Return, exactly as written, the run of lines that begins at the line containing "Generate a Python" and ends at the line containing "from matplotlib.ticker import". Nothing outside that run belongs in the answer.

((

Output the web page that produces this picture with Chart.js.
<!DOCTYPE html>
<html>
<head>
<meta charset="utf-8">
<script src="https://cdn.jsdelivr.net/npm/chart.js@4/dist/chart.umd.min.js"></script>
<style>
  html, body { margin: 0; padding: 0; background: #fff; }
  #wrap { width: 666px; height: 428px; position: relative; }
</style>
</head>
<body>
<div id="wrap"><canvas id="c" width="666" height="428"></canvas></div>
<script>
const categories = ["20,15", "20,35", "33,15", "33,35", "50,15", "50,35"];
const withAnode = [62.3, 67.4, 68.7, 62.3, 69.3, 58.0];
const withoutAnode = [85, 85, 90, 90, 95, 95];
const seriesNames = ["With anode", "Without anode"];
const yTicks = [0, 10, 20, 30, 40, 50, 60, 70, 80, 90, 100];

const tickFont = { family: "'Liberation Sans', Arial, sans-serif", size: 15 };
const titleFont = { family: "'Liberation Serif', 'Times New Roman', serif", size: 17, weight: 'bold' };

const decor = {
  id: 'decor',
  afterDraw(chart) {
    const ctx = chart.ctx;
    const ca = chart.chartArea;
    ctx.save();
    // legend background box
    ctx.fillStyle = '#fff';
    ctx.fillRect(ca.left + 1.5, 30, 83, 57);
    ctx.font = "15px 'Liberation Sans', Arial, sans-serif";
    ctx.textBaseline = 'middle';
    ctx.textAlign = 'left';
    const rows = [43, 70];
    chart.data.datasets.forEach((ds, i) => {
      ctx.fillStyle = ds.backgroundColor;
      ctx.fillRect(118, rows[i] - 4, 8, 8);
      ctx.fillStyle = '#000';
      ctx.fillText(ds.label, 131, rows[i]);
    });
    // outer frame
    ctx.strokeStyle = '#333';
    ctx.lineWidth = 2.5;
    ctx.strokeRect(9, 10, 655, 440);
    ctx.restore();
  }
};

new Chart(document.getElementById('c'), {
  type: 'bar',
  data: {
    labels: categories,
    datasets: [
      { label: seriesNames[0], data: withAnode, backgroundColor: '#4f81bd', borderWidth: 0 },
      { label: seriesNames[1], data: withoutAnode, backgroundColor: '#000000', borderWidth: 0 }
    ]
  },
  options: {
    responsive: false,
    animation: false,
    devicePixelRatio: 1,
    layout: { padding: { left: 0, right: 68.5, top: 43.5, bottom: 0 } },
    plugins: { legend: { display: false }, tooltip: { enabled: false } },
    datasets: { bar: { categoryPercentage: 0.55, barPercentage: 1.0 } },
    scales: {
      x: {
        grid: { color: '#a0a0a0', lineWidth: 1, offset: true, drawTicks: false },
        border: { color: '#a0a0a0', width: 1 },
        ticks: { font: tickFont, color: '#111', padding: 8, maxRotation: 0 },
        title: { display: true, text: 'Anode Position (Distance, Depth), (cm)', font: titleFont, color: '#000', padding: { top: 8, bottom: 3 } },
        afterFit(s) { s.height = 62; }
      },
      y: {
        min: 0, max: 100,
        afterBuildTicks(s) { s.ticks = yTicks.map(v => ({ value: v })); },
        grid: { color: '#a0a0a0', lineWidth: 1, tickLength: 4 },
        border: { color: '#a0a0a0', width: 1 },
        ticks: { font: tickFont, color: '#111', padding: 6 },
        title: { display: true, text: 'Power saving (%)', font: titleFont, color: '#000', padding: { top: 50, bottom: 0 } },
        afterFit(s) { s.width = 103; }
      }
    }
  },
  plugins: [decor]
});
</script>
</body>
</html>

))
((

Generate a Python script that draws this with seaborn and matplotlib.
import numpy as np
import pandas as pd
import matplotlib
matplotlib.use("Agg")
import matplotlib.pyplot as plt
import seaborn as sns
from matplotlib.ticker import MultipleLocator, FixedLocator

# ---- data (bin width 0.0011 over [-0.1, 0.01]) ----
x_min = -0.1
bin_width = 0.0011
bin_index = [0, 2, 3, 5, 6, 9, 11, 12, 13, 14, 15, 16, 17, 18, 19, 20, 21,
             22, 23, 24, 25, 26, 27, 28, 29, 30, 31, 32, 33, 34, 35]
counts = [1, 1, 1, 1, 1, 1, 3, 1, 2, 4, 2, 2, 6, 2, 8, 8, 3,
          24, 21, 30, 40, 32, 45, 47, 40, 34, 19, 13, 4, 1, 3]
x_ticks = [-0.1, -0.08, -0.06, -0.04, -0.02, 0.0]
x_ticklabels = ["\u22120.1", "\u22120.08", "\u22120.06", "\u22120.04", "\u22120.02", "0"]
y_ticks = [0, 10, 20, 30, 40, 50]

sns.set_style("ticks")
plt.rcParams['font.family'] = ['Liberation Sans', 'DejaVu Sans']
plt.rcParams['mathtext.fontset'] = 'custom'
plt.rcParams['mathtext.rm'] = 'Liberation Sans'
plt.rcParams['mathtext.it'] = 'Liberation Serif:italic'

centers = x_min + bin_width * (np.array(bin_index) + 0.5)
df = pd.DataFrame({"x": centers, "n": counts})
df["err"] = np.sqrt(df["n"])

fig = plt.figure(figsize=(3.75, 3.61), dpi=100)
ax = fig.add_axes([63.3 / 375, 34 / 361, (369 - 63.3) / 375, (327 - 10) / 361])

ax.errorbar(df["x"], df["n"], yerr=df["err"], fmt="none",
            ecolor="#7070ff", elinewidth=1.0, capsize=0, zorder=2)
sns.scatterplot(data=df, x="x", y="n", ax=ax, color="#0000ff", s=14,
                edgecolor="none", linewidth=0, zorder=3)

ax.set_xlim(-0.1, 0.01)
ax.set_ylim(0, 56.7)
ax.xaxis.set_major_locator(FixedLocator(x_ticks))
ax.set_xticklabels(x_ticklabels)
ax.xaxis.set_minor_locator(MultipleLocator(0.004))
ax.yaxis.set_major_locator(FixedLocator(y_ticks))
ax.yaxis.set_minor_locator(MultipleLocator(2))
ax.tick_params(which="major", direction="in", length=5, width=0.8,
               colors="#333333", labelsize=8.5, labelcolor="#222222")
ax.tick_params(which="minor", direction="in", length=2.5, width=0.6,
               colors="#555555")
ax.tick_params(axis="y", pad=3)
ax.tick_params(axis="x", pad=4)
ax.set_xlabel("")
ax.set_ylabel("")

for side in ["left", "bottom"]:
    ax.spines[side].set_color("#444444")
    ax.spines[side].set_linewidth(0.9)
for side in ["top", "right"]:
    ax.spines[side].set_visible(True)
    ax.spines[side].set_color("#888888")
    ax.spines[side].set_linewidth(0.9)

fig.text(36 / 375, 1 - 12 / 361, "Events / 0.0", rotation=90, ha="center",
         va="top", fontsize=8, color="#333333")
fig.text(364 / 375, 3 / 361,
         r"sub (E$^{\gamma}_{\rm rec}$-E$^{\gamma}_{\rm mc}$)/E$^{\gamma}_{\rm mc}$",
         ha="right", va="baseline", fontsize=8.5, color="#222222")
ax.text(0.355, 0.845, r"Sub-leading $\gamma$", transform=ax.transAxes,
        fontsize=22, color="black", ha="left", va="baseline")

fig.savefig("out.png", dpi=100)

))
((

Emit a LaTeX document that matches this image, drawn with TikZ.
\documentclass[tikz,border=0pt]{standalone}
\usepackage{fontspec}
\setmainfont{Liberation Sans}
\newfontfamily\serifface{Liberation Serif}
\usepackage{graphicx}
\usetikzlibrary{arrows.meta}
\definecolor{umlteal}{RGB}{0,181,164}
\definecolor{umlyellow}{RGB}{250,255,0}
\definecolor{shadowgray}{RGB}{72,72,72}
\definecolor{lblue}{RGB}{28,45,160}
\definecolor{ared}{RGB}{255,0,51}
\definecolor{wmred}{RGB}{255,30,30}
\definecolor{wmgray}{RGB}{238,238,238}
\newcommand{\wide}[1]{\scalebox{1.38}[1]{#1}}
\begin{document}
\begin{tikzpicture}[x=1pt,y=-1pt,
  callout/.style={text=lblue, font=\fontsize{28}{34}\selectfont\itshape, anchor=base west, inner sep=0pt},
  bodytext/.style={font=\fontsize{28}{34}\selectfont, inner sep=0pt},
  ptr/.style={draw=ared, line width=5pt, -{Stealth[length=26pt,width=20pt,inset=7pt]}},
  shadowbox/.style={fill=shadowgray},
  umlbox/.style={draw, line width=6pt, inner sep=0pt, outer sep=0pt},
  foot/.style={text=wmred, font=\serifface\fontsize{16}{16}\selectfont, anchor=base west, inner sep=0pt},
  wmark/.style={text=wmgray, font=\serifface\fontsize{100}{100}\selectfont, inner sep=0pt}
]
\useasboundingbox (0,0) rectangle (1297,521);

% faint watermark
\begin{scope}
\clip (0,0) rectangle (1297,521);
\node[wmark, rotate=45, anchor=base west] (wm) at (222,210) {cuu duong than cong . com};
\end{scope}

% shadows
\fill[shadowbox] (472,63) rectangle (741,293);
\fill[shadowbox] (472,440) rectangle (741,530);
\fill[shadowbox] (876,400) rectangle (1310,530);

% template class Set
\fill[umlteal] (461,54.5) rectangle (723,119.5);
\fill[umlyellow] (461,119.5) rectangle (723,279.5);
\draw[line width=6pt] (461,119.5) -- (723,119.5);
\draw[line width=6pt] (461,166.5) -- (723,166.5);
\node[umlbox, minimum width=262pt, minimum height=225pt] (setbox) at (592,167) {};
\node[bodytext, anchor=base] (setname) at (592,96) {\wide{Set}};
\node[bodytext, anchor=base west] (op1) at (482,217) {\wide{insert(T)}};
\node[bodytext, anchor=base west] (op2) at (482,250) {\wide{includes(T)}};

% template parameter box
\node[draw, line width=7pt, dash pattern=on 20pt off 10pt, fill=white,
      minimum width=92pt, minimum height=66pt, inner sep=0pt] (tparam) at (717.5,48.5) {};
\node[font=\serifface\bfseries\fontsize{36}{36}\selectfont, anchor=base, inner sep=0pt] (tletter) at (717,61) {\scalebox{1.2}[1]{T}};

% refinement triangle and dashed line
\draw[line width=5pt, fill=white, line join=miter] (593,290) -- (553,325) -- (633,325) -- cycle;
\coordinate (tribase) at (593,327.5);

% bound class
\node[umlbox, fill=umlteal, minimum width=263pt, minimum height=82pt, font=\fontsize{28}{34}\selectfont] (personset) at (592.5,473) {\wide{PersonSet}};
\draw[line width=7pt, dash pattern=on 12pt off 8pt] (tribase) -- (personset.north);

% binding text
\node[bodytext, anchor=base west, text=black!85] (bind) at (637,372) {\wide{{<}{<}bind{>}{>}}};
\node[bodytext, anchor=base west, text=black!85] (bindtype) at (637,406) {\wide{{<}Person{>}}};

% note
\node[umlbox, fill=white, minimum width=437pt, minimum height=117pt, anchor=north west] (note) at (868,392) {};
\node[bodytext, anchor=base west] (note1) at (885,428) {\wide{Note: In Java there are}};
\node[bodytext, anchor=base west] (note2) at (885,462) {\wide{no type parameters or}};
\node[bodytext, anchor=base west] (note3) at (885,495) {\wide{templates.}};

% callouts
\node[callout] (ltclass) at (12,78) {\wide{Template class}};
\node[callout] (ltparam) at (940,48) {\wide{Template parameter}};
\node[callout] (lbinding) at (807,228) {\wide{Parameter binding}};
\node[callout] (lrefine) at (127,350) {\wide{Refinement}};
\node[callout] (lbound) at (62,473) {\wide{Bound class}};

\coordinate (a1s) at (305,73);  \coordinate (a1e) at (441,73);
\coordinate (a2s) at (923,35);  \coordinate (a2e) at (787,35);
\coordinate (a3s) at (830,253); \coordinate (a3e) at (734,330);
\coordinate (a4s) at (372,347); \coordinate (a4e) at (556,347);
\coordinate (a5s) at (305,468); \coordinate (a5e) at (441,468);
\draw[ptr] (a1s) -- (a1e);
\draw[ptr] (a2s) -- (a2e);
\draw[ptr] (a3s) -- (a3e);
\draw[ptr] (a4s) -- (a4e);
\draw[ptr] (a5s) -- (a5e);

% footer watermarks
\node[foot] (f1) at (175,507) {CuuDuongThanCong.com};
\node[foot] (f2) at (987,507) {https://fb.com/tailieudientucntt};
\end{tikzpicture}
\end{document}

))

Result of this task:
Generate a Python script that draws this with seaborn and matplotlib.
import numpy as np
import pandas as pd
import matplotlib
matplotlib.use("Agg")
import matplotlib.pyplot as plt
import seaborn as sns
from matplotlib.ticker import MultipleLocator, FixedLocator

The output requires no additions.